What value did you write to CV8?

Frederick


----------



## Magic (Jan 28, 2014)

When you reset the decoder back to factory settings (CV8 to 8)
It will reset the address back to 3. You than know the reset took.

You'll need to readdress the loco to your number or try it with address 3.

Magic


----------



## mesenteria (Oct 29, 2015)

There are two steps to a factory default reset, and you'd be surprised how many people forget the second step....removing power to the rails momentarily and then restoring it.

As the previous gentleman reminds us, a decoder comes from the factory already in default condition, meaning it will respond only to Add "03". After you have done the correct reset procedure (by reading about it in the decoder's correct manual), and momentarily broken power to the rails, you must enter and make active Add "03", or you'll get nuthin'....nada...zilch. 

One other thing, some decoders require you to enter a first speed step setting on your throttle before they'll go 'active' and make sounds or move. The Paragon 2 series, as an example, do that. Any time you break track power, and then go to play with your trains again, say the next day or even after lunch, you'll have to give it some throttle to bring it alive. Some earlier QSI's were like that as well, but I couldn't tell you which versions.


----------



## Cycleops (Dec 6, 2014)

Magic said:


> When you reset the decoder back to factory settings (CV8 to 8)
> It will reset the address back to 3. You than know the reset took.
> 
> You'll need to readdress the loco to your number or try it with address 3.
> ...


^^This. Your controller is already programmed with the number you assigned to it so won’t read it as the loco is now reset to 3.


----------



## MikeL (Mar 21, 2015)

fcwilt said:


> Hi,
> 
> What value did you write to CV8?
> 
> Frederick


Hi Frederick, 08, as per the decoder instructions.

Mike


----------



## MikeL (Mar 21, 2015)

Thanks everyone. No time for trains tonight or tomorrow night but I'll work on this Thursday I hope.

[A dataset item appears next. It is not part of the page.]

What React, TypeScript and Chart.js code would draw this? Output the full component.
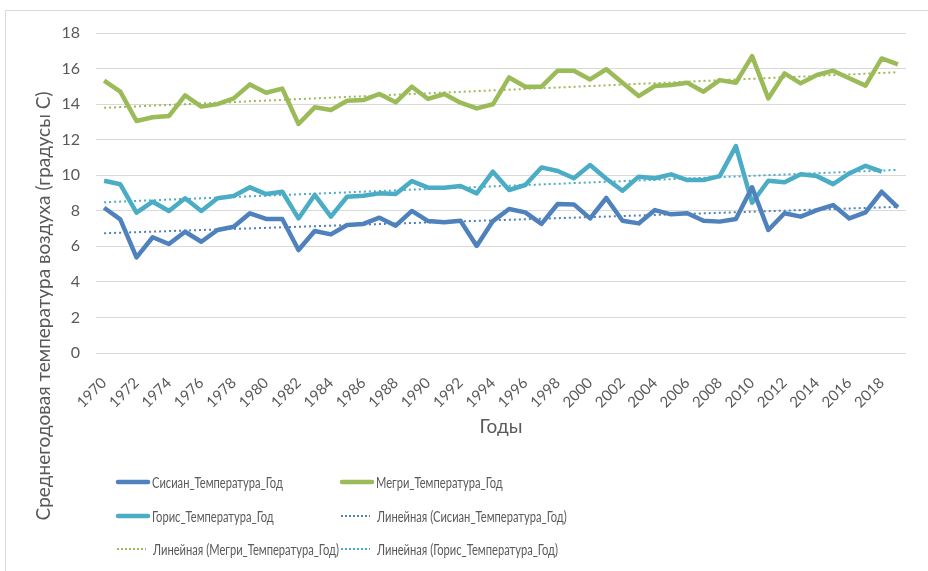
import React, { useEffect, useRef } from "react";
import { Chart, registerables } from "chart.js";

Chart.register(...registerables);

const years = [
  "1970", "1971", "1972", "1973", "1974", "1975", "1976", "1977", "1978", "1979",
  "1980", "1981", "1982", "1983", "1984", "1985", "1986", "1987", "1988", "1989",
  "1990", "1991", "1992", "1993", "1994", "1995", "1996", "1997", "1998", "1999",
  "2000", "2001", "2002", "2003", "2004", "2005", "2006", "2007", "2008", "2009",
  "2010", "2011", "2012", "2013", "2014", "2015", "2016", "2017", "2018", "2019",
];

const sisian = [
  8.17, 7.52, 5.38, 6.51, 6.13, 6.82, 6.26, 6.92, 7.1, 7.86,
  7.54, 7.54, 5.79, 6.86, 6.67, 7.2, 7.26, 7.61, 7.16, 7.99,
  7.42, 7.35, 7.44, 6.02, 7.42, 8.1, 7.91, 7.26, 8.38, 8.36,
  7.57, 8.72, 7.44, 7.29, 8.04, 7.8, 7.86, 7.44, 7.39, 7.54,
  9.32, 6.92, 7.86, 7.67, 8.04, 8.32, 7.57, 7.91, 9.07, 8.19,
];

const megri = [
  15.32, 14.7, 13.05, 13.26, 13.33, 14.49, 13.86, 14.0, 14.32, 15.11,
  14.64, 14.87, 12.88, 13.82, 13.67, 14.19, 14.23, 14.57, 14.1, 14.98,
  14.29, 14.57, 14.08, 13.76, 13.99, 15.5, 14.98, 14.98, 15.88, 15.88,
  15.39, 15.96, 15.2, 14.45, 15.02, 15.07, 15.2, 14.7, 15.35, 15.2,
  16.7, 14.32, 15.73, 15.17, 15.64, 15.88, 15.45, 15.04, 16.57, 16.24,
];

const goris: (number | null)[] = [
  9.69, 9.49, 7.89, 8.51, 7.99, 8.7, 7.99, 8.7, 8.83, 9.32,
  8.94, 9.07, 7.57, 8.89, 7.67, 8.79, 8.85, 8.98, 8.94, 9.67,
  9.3, 9.3, 9.39, 8.98, 10.2, 9.17, 9.45, 10.44, 10.24, 9.83,
  10.57, 9.8, 9.13, 9.92, 9.83, 10.05, 9.73, 9.73, 9.95, 11.64,
  8.45, 9.69, 9.6, 10.05, 9.95, 9.5, 10.1, 10.53, 10.2, null,
];

const seriesNames = [
  "Сисиан_Температура_Год",
  "Мегри_Температура_Год",
  "Горис_Температура_Год",
];
const trendPrefix = "Линейная";
const xTitle = "Годы";
const yTitle = "Среднегодовая температура воздуха (градусы С)";

const BLUE = "#4F81BD";
const GREEN = "#9BBB59";
const AQUA = "#4BACC6";
const TEXT = "#595959";
const GRID = "#d9d9d9";
const FONT = "Lato, 'Noto Sans', sans-serif";

// least-squares linear trendline (like Excel's "Линейная" trendline)
function linearTrend(values: (number | null)[]): number[] {
  let n = 0, sx = 0, sy = 0, sxx = 0, sxy = 0;
  values.forEach((v, i) => {
    if (v == null) return;
    n++; sx += i; sy += v; sxx += i * i; sxy += i * v;
  });
  const b = (n * sxy - sx * sy) / (n * sxx - sx * sx);
  const a = (sy - b * sx) / n;
  return values.map((_, i) => a + b * i);
}

const legendPlugin = {
  id: "gridLegend",
  afterDraw(chart: any) {
    const ctx = chart.ctx;
    const ds = chart.data.datasets;
    const cols = [116, 340];
    const rows = [482, 516, 549];
    ctx.save();
    ds.forEach((d: any, k: number) => {
      const x = cols[k % 2];
      const y = rows[Math.floor(k / 2)];
      const isDotted = d.borderDash && d.borderDash.length;
      ctx.save();
      ctx.strokeStyle = d.borderColor;
      if (isDotted) {
        ctx.lineWidth = 2;
        ctx.setLineDash([2, 2]);
        ctx.beginPath();
        ctx.moveTo(x + 1, y);
        ctx.lineTo(x + 30, y);
        ctx.stroke();
      } else {
        ctx.lineWidth = 4.5;
        ctx.lineCap = "round";
        ctx.beginPath();
        ctx.moveTo(x + 2, y);
        ctx.lineTo(x + 32, y);
        ctx.stroke();
      }
      ctx.restore();
      // condensed legend text, as in the reference
      ctx.save();
      ctx.translate(x + (isDotted ? 37 : 36), y + 1);
      ctx.scale(0.72, 1);
      ctx.font = `15.5px ${FONT}`;
      ctx.fillStyle = TEXT;
      ctx.textBaseline = "middle";
      ctx.fillText(d.label, 0, 0);
      ctx.restore();
    });
    // y axis title, centred on the whole chart height as in the reference
    ctx.save();
    ctx.translate(44, 306);
    ctx.rotate(-Math.PI / 2);
    ctx.textAlign = "center";
    ctx.textBaseline = "middle";
    ctx.fillStyle = TEXT;
    ctx.font = `19px ${FONT}`;
    ctx.fillText(yTitle, 0, 0);
    ctx.restore();
    // outer frame (top and left edges visible)
    ctx.strokeStyle = GRID;
    ctx.lineWidth = 1;
    ctx.beginPath();
    ctx.moveTo(5.5, 571);
    ctx.lineTo(5.5, 10.5);
    ctx.lineTo(928, 10.5);
    ctx.stroke();
    ctx.restore();
  },
};

export default function App() {
  const ref = useRef<HTMLCanvasElement | null>(null);

  useEffect(() => {
    if (!ref.current) return;
    const solid = (label: string, data: (number | null)[], color: string) => ({
      label,
      data,
      borderColor: color,
      backgroundColor: color,
      borderWidth: 4.5,
      pointRadius: 0,
      tension: 0,
      spanGaps: false,
      borderJoinStyle: "round" as const,
    });
    const dotted = (label: string, data: number[], color: string) => ({
      label,
      data,
      borderColor: color,
      backgroundColor: color,
      borderWidth: 2,
      borderDash: [2, 3],
      pointRadius: 0,
      tension: 0,
    });
    const chart = new Chart(ref.current, {
      type: "line",
      data: {
        labels: years,
        datasets: [
          solid(seriesNames[0], sisian, BLUE),
          solid(seriesNames[1], megri, GREEN),
          solid(seriesNames[2], goris, AQUA),
          dotted(`${trendPrefix} (${seriesNames[0]})`, linearTrend(sisian), BLUE),
          dotted(`${trendPrefix} (${seriesNames[1]})`, linearTrend(megri), GREEN),
          dotted(`${trendPrefix} (${seriesNames[2]})`, linearTrend(goris), AQUA),
        ] as any,
      },
      options: {
        animation: false,
        responsive: false,
        maintainAspectRatio: false,
        layout: { padding: { top: 33, right: 22, bottom: 131, left: 0 } },
        plugins: {
          legend: { display: false },
          tooltip: { enabled: false },
        },
        scales: {
          x: {
            offset: true,
            grid: { display: false },
            border: { display: false },
            ticks: {
              autoSkip: false,
              maxRotation: 45,
              minRotation: 45,
              color: TEXT,
              font: { family: FONT, size: 15 },
              padding: 13,
              callback: (_v: any, i: number) => (i % 2 === 0 ? years[i] : ""),
            },
            title: {
              display: true,
              text: xTitle,
              color: TEXT,
              font: { family: FONT, size: 19 },
              padding: { top: 2, bottom: 2 },
            },
            afterFit: (s: any) => {
              s.height = 87;
            },
          },
          y: {
            min: 0,
            max: 18,
            grid: { color: GRID, lineWidth: 1, drawTicks: false },
            border: { display: false },
            ticks: {
              stepSize: 2,
              color: TEXT,
              font: { family: FONT, size: 16 },
              padding: 16,
            },
            afterFit: (s: any) => {
              s.width = 96;
            },
          },
        },
      },
      plugins: [legendPlugin],
    });
    return () => chart.destroy();
  }, []);

  return (
    <div style={{ position: "fixed", left: 0, top: 0, width: 928, height: 571, background: "#fff" }}>
      <canvas ref={ref} width={928} height={571} style={{ width: 928, height: 571, display: "block" }} />
    </div>
  );
}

One more question: Is Speed step the numbers 1 to 5 on the throttle dial?

Mike


----------



## Cycleops (Dec 6, 2014)

No, it’s the speed steps as defined by the decoder. All have 128 now but older ones will be 14 or 28. You will need to turn the control very gently a small amount to just get the loco moving on speed step 1 by adjusting the start voltage CV to the lowest value possible. Older motors will need a higher voltage to get them moving.


----------



## mesenteria (Oct 29, 2015)

Bit 1 of CV29 governs how many speed steps the motor should respond to, but via the decoder. So, you download the manual for your decoder, find out if it will work on 128 speed steps, or only 28. Then, find a CV29 calculator...google that in your browser...and enter the characteristics of the movement, lighting, direction for forward, and speed steps in the appropriate boxes. The calculator will tell you what number to enter into CV29. Do that. Your decoder, if you have the version and manual correct, and have input the correct CV value for CV29, should behave as you require it to.

Then, place that first speed step, whether one of 28 or one of 128, onto the display. If your loco starts moving perceptibly, you need do nothing else. If it won't budge, then enter "programming on the main" with that loco's address active, get to CV2, and assign a first value of about 10. The loco should begin to move, but maybe it won't...it needs a bit more starting voltage. Now try a value of 20. Does it move, maybe a bit too quickly? Halve the value to 15. You should be very close now.


----------



## CTValleyRR (Jul 26, 2014)

The takeaway from that last post is that there is no magic formula to dialling in a locos performance. A fair degree of trial and error is involved.


----------